- The Washington Times - Sunday, January 4, 2015

In what appeared to be a snub to Al Sharpton, Oprah Winfrey recently argued that demonstrators in New York City and Ferguson lack the same motivation and leadership of the civil rights movement of the 1960s.

“I think it’s wonderful to march and to protest, and it’s wonderful to see all across the country people doing it,” Ms. Winfrey told People magazine while promoting her upcoming movie “Selma” in the magazine’s new issue.

“What I’m looking for is some kind of leadership to come out of this to say, ‘This is what we want. This is what has to change, and these are the steps that we need to take to make these changes, and this is what we’re willing to do to get it,’” she said.

Ms. Winfrey produced “Selma,” set to release Friday, which covers the 1965 protests in Alabama over black voting rights. She lauded the civil rights movement for demonstrating “the strategic, peaceful intention required when you want real change.”

Protesters tweeted outrage at Ms. Winfrey and accused her of being out of touch and elitist, The Washington Post reported.

“Once again a Black ‘celebrity’ shows just how out of touch they are. So, while @oprah searches for an outdated leadership model, #weworkin,” wrote one Twitter user.

“You have been PAINFULLY quiet, @Oprah, until this movie,” wrote another.

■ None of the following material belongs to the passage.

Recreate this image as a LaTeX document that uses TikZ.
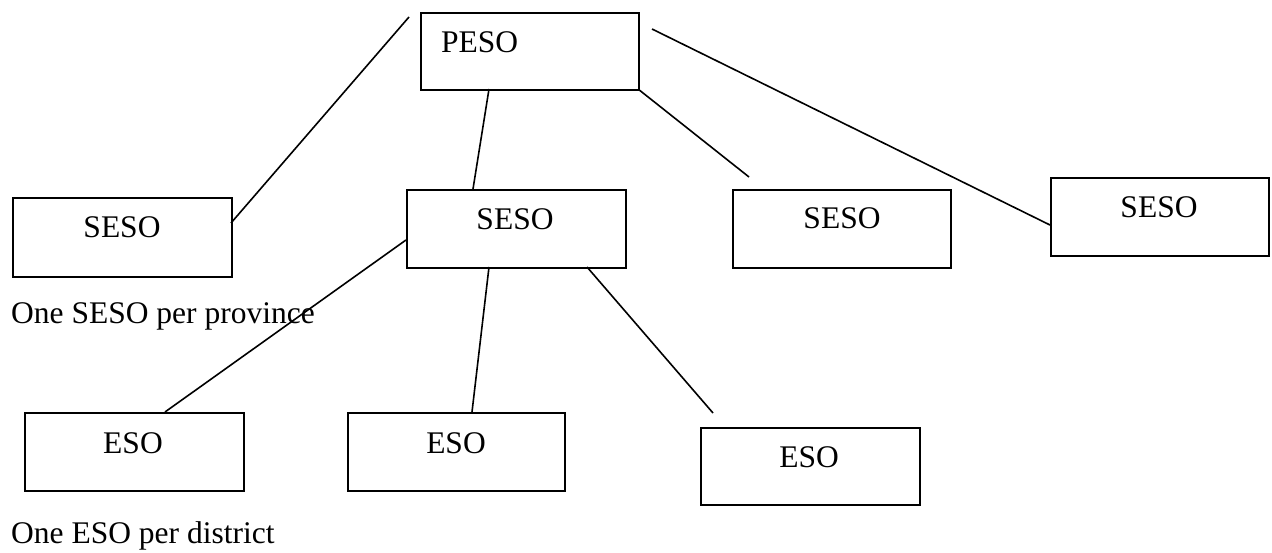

“If @Oprah doesn’t see ‘leadership’ in Ferguson, it’s cuz she’s not really looking. It’s grass-roots – she has to do work to see the teams,” wrote another.

Other Twitter users argued that the movement does have leadership with Al Sharpton, who has led multiple rallies in Ferguson and New York City, as well as rallied nationwide to protest police brutality and racial discrimination.